• Written request: Write the data out again, character for character, with no images.

• Data shown:
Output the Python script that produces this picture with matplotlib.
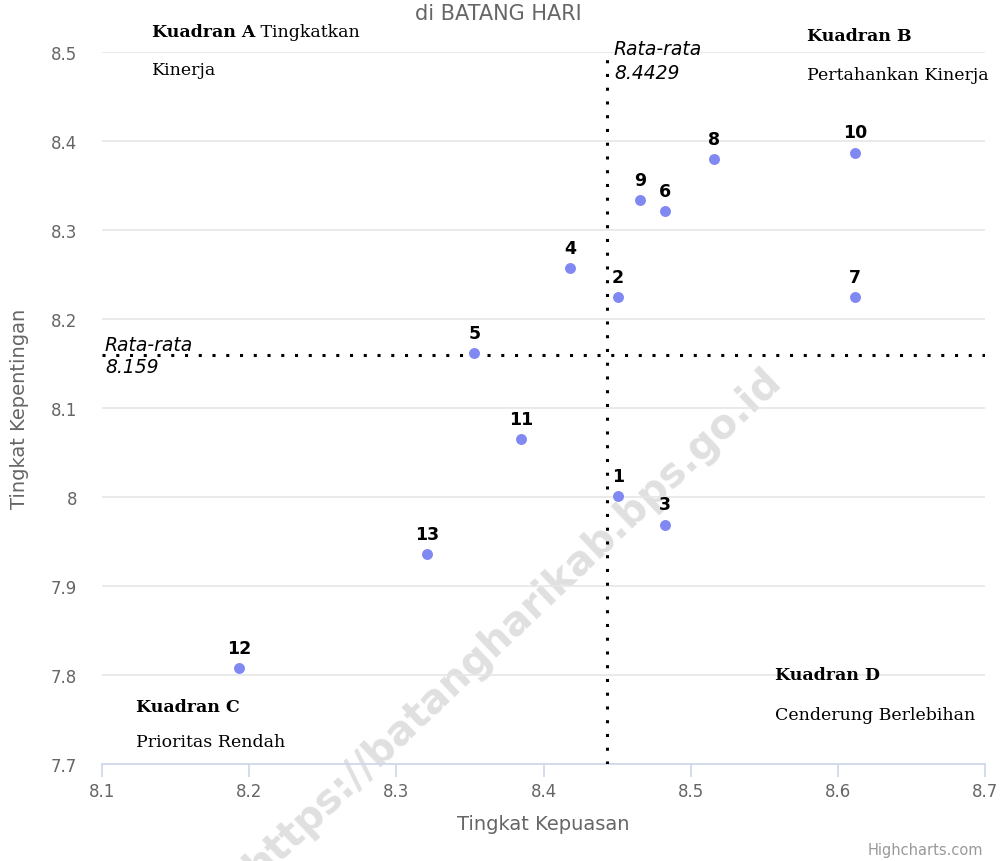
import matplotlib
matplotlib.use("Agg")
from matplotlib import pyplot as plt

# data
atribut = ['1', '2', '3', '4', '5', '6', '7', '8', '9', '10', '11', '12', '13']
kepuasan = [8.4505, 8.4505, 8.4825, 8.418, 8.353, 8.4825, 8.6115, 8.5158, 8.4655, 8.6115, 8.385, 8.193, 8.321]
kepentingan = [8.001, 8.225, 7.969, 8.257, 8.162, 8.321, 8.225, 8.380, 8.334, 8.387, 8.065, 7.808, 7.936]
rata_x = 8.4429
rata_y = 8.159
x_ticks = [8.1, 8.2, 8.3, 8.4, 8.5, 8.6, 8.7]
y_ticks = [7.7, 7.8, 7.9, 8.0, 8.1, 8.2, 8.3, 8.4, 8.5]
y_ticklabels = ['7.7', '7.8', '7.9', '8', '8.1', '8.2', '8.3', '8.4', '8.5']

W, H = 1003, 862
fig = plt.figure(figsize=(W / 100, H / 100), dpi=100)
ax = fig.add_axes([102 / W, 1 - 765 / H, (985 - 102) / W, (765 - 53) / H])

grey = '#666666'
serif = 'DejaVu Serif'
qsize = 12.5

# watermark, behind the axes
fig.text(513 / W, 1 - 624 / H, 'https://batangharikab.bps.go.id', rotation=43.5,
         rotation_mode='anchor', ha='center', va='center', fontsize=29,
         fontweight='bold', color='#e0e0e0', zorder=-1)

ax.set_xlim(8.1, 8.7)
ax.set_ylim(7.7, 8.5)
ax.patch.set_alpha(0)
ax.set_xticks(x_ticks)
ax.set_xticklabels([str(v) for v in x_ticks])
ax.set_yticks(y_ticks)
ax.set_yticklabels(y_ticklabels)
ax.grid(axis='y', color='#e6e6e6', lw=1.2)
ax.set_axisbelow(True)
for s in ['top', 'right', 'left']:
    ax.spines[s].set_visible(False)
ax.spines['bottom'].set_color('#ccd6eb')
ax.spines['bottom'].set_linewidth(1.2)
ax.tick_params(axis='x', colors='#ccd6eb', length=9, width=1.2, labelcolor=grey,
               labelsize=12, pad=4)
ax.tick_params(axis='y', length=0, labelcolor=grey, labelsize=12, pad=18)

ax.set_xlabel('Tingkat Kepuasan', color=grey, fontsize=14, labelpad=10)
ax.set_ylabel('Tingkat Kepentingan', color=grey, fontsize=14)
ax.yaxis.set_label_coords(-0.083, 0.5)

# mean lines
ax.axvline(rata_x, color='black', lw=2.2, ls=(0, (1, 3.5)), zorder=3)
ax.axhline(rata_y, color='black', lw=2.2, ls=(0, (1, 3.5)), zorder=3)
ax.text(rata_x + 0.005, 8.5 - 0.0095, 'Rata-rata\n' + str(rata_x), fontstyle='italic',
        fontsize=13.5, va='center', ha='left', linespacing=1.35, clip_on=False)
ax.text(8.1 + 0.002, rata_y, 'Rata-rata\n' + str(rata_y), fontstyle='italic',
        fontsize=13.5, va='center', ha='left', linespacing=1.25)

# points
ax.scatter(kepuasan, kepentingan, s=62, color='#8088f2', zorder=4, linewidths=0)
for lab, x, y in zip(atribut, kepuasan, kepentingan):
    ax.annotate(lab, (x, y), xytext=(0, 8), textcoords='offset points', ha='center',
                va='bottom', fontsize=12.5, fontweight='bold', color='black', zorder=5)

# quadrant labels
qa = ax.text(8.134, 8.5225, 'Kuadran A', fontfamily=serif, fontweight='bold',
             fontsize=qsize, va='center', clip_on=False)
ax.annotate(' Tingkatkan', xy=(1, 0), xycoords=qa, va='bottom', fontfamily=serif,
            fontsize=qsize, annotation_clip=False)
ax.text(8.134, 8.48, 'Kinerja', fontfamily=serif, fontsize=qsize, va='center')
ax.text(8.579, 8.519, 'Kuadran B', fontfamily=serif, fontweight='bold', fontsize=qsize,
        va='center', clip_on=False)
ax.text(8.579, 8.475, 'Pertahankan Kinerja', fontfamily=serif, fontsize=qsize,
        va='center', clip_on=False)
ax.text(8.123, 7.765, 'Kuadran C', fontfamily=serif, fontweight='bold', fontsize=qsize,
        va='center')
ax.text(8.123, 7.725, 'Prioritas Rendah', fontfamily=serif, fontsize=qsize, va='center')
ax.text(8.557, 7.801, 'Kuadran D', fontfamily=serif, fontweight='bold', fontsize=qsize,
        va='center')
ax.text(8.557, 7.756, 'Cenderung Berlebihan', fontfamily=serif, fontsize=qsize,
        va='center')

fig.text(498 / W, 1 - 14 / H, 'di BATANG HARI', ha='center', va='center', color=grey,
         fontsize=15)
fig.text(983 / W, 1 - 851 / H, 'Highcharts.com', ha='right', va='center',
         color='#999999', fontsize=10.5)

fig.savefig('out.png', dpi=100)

• Final result:
Output the Python script that produces this picture with matplotlib.
import matplotlib
matplotlib.use("Agg")
from matplotlib import pyplot as plt

# data
atribut = ['1', '2', '3', '4', '5', '6', '7', '8', '9', '10', '11', '12', '13']
kepuasan = [8.4505, 8.4505, 8.4825, 8.418, 8.353, 8.4825, 8.6115, 8.5158, 8.4655, 8.6115, 8.385, 8.193, 8.321]
kepentingan = [8.001, 8.225, 7.969, 8.257, 8.162, 8.321, 8.225, 8.380, 8.334, 8.387, 8.065, 7.808, 7.936]
rata_x = 8.4429
rata_y = 8.159
x_ticks = [8.1, 8.2, 8.3, 8.4, 8.5, 8.6, 8.7]
y_ticks = [7.7, 7.8, 7.9, 8.0, 8.1, 8.2, 8.3, 8.4, 8.5]
y_ticklabels = ['7.7', '7.8', '7.9', '8', '8.1', '8.2', '8.3', '8.4', '8.5']

W, H = 1003, 862
fig = plt.figure(figsize=(W / 100, H / 100), dpi=100)
ax = fig.add_axes([102 / W, 1 - 765 / H, (985 - 102) / W, (765 - 53) / H])

grey = '#666666'
serif = 'DejaVu Serif'
qsize = 12.5

# watermark, behind the axes
fig.text(513 / W, 1 - 624 / H, 'https://batangharikab.bps.go.id', rotation=43.5,
         rotation_mode='anchor', ha='center', va='center', fontsize=29,
         fontweight='bold', color='#e0e0e0', zorder=-1)

ax.set_xlim(8.1, 8.7)
ax.set_ylim(7.7, 8.5)
ax.patch.set_alpha(0)
ax.set_xticks(x_ticks)
ax.set_xticklabels([str(v) for v in x_ticks])
ax.set_yticks(y_ticks)
ax.set_yticklabels(y_ticklabels)
ax.grid(axis='y', color='#e6e6e6', lw=1.2)
ax.set_axisbelow(True)
for s in ['top', 'right', 'left']:
    ax.spines[s].set_visible(False)
ax.spines['bottom'].set_color('#ccd6eb')
ax.spines['bottom'].set_linewidth(1.2)
ax.tick_params(axis='x', colors='#ccd6eb', length=9, width=1.2, labelcolor=grey,
               labelsize=12, pad=4)
ax.tick_params(axis='y', length=0, labelcolor=grey, labelsize=12, pad=18)

ax.set_xlabel('Tingkat Kepuasan', color=grey, fontsize=14, labelpad=10)
ax.set_ylabel('Tingkat Kepentingan', color=grey, fontsize=14)
ax.yaxis.set_label_coords(-0.083, 0.5)

# mean lines
ax.axvline(rata_x, color='black', lw=2.2, ls=(0, (1, 3.5)), zorder=3)
ax.axhline(rata_y, color='black', lw=2.2, ls=(0, (1, 3.5)), zorder=3)
ax.text(rata_x + 0.005, 8.5 - 0.0095, 'Rata-rata\n' + str(rata_x), fontstyle='italic',
        fontsize=13.5, va='center', ha='left', linespacing=1.35, clip_on=False)
ax.text(8.1 + 0.002, rata_y, 'Rata-rata\n' + str(rata_y), fontstyle='italic',
        fontsize=13.5, va='center', ha='left', linespacing=1.25)

# points
ax.scatter(kepuasan, kepentingan, s=62, color='#8088f2', zorder=4, linewidths=0)
for lab, x, y in zip(atribut, kepuasan, kepentingan):
    ax.annotate(lab, (x, y), xytext=(0, 8), textcoords='offset points', ha='center',
                va='bottom', fontsize=12.5, fontweight='bold', color='black', zorder=5)

# quadrant labels
qa = ax.text(8.134, 8.5225, 'Kuadran A', fontfamily=serif, fontweight='bold',
             fontsize=qsize, va='center', clip_on=False)
ax.annotate(' Tingkatkan', xy=(1, 0), xycoords=qa, va='bottom', fontfamily=serif,
            fontsize=qsize, annotation_clip=False)
ax.text(8.134, 8.48, 'Kinerja', fontfamily=serif, fontsize=qsize, va='center')
ax.text(8.579, 8.519, 'Kuadran B', fontfamily=serif, fontweight='bold', fontsize=qsize,
        va='center', clip_on=False)
ax.text(8.579, 8.475, 'Pertahankan Kinerja', fontfamily=serif, fontsize=qsize,
        va='center', clip_on=False)
ax.text(8.123, 7.765, 'Kuadran C', fontfamily=serif, fontweight='bold', fontsize=qsize,
        va='center')
ax.text(8.123, 7.725, 'Prioritas Rendah', fontfamily=serif, fontsize=qsize, va='center')
ax.text(8.557, 7.801, 'Kuadran D', fontfamily=serif, fontweight='bold', fontsize=qsize,
        va='center')
ax.text(8.557, 7.756, 'Cenderung Berlebihan', fontfamily=serif, fontsize=qsize,
        va='center')

fig.text(498 / W, 1 - 14 / H, 'di BATANG HARI', ha='center', va='center', color=grey,
         fontsize=15)
fig.text(983 / W, 1 - 851 / H, 'Highcharts.com', ha='right', va='center',
         color='#999999', fontsize=10.5)

fig.savefig('out.png', dpi=100)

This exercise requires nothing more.